-- Description of the task --
Report how many lines contain the word "this"; answer with the number only.
BEGIN Records to use
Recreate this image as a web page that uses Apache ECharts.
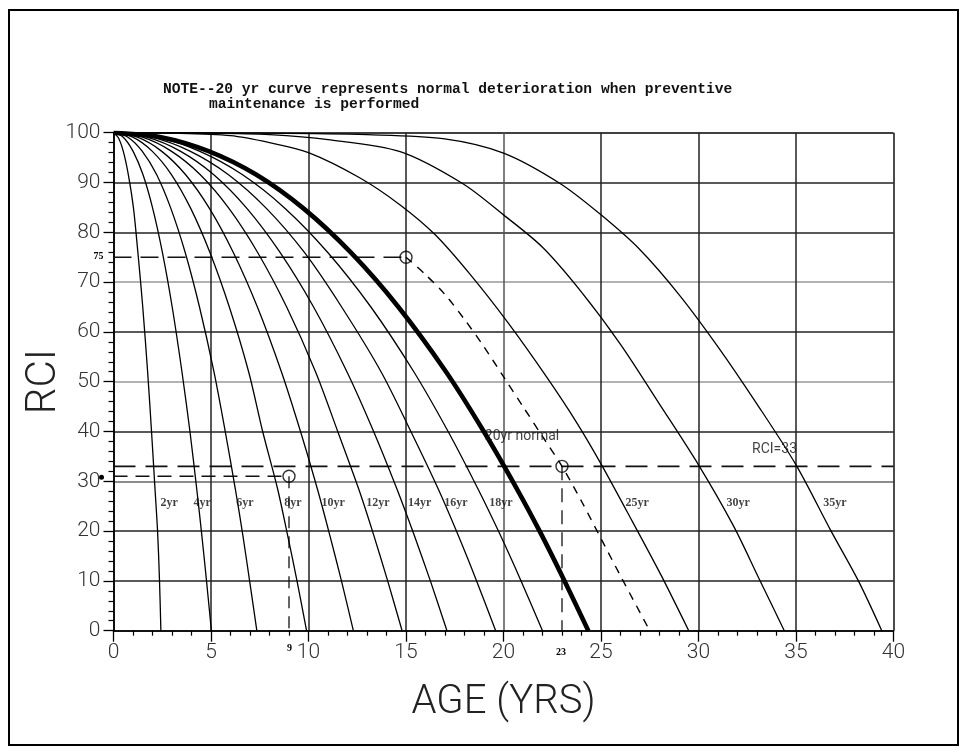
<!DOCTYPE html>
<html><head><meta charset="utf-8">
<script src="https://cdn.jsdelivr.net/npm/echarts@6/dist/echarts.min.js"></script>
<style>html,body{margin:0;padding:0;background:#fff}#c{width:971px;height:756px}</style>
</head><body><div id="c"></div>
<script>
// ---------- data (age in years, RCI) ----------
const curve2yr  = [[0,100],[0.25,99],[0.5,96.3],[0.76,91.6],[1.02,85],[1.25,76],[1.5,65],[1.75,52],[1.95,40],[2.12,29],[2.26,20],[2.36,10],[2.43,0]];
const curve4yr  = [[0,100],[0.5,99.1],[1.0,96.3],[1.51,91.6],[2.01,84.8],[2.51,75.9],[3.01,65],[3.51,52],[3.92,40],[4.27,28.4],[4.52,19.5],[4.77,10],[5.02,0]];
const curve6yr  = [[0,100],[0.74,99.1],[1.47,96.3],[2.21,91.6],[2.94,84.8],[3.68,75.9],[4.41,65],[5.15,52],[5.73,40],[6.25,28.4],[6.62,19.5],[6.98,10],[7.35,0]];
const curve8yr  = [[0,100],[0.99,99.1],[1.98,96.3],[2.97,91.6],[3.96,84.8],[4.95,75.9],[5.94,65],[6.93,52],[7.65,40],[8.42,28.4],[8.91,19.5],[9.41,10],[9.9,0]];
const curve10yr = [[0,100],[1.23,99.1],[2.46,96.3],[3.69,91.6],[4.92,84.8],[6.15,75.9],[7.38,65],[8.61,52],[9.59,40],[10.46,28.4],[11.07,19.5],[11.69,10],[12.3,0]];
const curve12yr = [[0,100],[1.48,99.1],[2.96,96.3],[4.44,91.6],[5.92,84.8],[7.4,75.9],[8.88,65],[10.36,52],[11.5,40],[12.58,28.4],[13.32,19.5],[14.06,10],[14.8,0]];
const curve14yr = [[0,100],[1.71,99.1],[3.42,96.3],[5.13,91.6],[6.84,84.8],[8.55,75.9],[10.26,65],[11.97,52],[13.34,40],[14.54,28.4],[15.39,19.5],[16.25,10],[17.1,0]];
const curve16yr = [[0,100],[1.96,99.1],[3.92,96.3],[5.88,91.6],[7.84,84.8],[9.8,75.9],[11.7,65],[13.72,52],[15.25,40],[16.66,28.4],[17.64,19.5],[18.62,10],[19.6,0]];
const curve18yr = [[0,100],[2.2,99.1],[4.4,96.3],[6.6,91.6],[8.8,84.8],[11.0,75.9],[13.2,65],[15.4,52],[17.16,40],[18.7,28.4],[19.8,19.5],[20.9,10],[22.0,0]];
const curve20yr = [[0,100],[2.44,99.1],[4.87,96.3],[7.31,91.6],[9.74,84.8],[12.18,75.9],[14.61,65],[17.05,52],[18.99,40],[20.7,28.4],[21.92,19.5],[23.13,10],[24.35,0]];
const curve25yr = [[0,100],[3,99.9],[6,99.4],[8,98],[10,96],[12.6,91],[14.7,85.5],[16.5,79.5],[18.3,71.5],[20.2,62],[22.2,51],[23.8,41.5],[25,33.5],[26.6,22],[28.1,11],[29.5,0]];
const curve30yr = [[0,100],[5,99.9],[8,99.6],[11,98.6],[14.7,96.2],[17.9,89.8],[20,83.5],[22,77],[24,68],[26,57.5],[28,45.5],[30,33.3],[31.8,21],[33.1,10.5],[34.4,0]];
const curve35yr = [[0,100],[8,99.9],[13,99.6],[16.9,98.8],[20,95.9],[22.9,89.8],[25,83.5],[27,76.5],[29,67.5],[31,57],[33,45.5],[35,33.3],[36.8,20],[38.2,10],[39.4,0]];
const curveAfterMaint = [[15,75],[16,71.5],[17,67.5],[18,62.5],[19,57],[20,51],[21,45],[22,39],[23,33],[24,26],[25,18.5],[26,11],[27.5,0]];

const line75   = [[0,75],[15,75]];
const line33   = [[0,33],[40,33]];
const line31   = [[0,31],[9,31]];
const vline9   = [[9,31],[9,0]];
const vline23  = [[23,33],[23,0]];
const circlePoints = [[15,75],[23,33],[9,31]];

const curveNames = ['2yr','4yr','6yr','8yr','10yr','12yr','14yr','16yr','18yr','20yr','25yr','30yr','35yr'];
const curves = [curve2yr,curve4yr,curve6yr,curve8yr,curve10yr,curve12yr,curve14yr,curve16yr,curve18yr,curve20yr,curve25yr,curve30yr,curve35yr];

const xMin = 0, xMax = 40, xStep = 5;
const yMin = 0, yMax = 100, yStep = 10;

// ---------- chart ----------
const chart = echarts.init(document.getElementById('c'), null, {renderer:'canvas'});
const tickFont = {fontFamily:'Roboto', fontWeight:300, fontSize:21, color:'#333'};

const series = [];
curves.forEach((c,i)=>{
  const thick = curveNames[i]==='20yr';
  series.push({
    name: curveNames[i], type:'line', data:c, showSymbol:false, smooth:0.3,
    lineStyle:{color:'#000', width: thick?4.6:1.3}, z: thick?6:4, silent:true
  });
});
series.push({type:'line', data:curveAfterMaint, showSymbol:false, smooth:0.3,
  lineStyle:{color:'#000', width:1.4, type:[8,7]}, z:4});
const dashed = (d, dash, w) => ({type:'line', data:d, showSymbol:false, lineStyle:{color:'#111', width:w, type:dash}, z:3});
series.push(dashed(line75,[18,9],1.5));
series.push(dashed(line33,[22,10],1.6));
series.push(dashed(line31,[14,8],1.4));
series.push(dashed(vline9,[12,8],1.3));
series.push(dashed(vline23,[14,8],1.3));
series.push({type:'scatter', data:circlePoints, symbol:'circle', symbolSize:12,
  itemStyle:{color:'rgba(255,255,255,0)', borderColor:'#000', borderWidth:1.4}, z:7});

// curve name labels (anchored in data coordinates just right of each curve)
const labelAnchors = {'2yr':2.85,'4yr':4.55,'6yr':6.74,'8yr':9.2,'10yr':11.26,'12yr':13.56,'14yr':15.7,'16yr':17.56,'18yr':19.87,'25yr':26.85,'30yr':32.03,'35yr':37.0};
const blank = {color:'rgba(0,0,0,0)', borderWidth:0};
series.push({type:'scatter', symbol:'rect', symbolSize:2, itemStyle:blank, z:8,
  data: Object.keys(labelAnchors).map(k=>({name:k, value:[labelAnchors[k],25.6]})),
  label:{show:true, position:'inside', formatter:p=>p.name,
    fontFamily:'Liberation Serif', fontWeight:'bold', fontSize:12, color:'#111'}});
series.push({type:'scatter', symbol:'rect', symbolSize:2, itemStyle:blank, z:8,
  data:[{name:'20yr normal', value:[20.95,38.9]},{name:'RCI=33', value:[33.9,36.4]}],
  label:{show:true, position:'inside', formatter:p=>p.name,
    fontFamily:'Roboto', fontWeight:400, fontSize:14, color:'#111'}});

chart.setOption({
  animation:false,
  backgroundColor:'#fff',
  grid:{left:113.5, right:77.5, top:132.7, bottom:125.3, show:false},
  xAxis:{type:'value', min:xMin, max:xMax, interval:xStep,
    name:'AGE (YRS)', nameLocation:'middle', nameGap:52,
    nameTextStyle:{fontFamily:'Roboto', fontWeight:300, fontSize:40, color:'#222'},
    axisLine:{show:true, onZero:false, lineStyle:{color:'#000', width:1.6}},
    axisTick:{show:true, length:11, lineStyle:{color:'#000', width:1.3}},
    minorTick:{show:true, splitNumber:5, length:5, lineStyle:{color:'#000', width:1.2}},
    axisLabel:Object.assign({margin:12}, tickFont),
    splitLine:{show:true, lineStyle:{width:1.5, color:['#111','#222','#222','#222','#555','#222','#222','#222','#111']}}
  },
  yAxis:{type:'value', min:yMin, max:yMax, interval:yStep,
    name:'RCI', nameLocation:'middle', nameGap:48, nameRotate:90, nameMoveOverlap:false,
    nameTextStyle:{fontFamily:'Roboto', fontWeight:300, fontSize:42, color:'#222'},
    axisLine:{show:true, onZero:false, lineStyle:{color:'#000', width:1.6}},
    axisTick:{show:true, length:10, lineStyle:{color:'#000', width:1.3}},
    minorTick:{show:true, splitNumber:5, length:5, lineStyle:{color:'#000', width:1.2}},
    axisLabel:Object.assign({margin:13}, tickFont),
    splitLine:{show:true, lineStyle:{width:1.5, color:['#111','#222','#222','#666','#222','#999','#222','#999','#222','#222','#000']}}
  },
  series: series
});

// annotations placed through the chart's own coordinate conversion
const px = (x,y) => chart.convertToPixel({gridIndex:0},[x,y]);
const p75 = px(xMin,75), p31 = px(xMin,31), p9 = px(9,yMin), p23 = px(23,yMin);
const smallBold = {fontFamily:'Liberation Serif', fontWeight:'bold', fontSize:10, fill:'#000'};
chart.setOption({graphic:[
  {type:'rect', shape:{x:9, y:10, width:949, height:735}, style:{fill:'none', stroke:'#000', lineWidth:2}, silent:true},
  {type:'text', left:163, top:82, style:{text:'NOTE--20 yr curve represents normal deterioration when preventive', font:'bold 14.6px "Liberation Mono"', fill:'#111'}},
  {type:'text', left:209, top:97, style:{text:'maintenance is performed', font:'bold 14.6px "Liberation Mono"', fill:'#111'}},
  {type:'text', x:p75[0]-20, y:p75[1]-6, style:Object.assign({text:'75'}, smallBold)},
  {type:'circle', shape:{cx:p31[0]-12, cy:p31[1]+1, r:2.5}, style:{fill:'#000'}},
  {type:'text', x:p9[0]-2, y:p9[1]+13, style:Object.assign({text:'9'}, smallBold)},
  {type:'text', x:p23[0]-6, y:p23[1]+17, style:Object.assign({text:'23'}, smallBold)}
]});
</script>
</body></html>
END Records to use
BEGIN Records to use
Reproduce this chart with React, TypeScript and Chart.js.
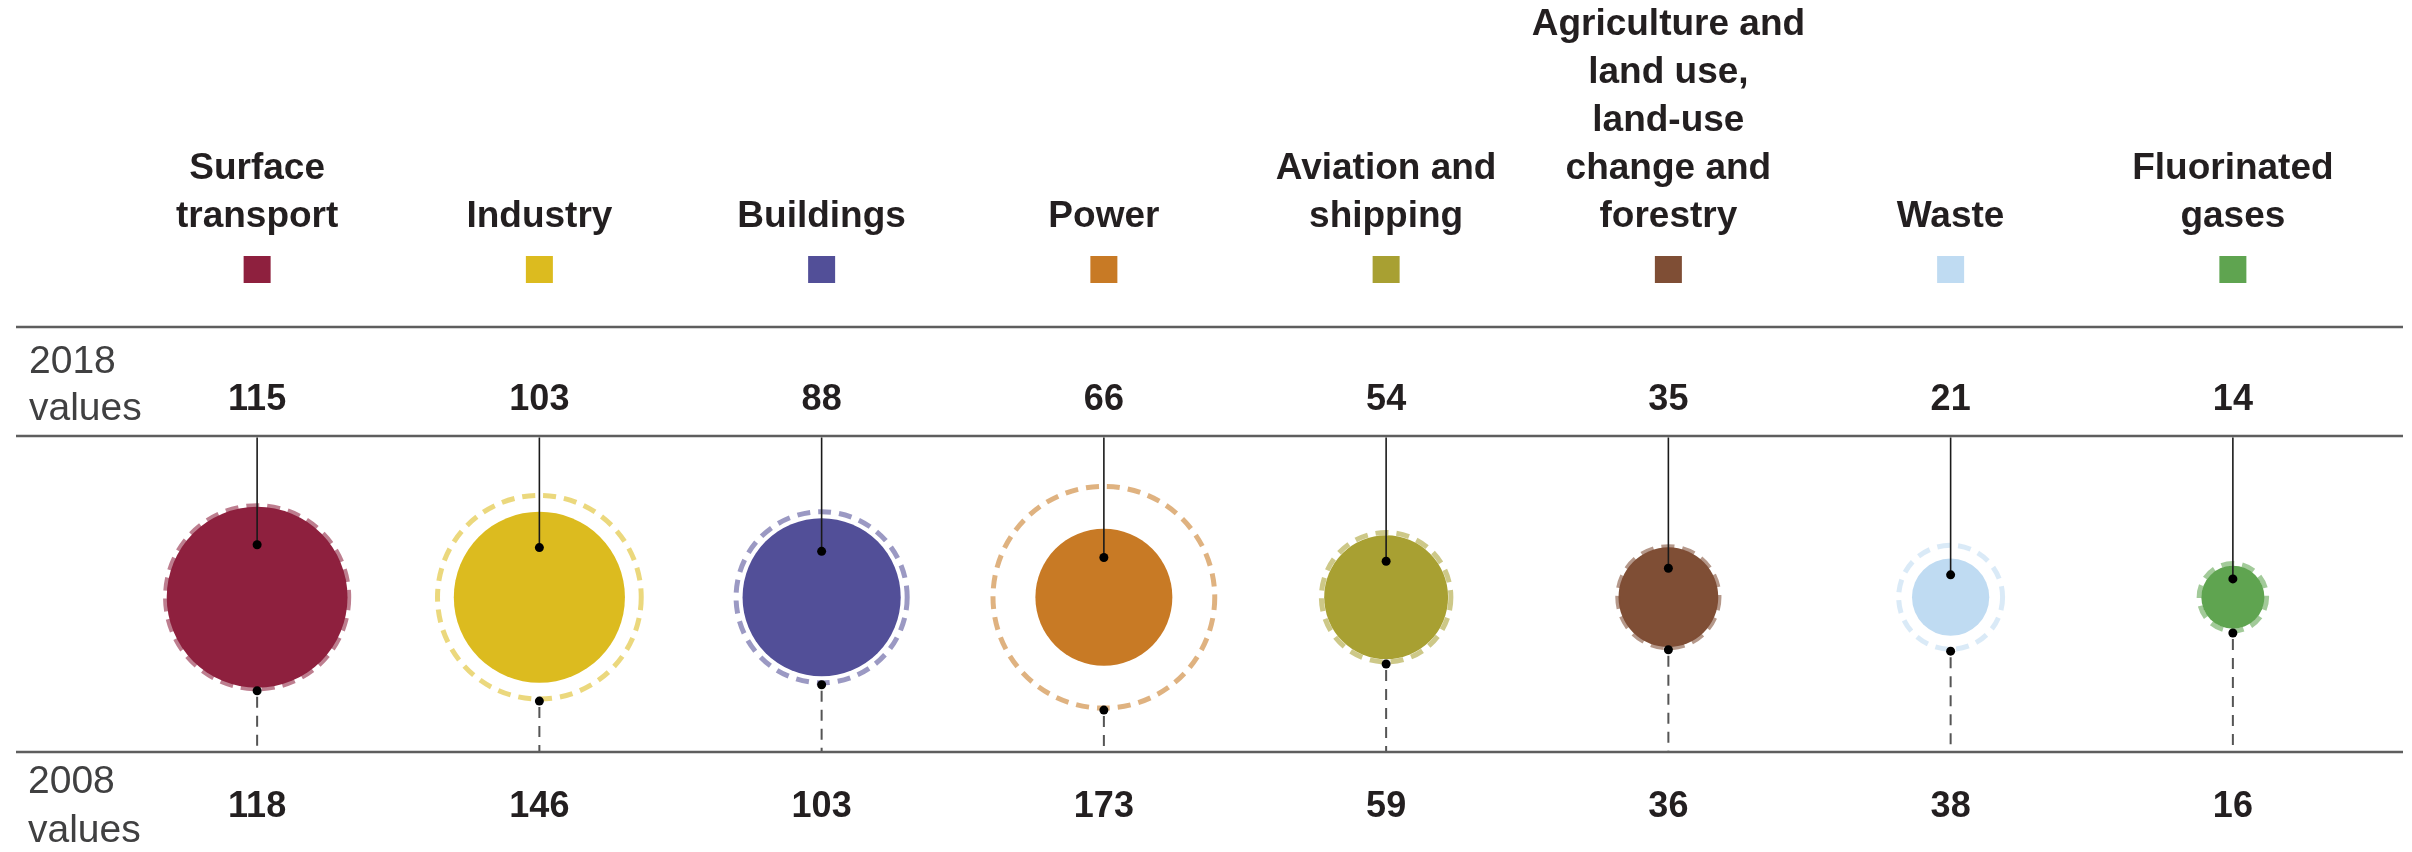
END Records to use
-- Correct response --
2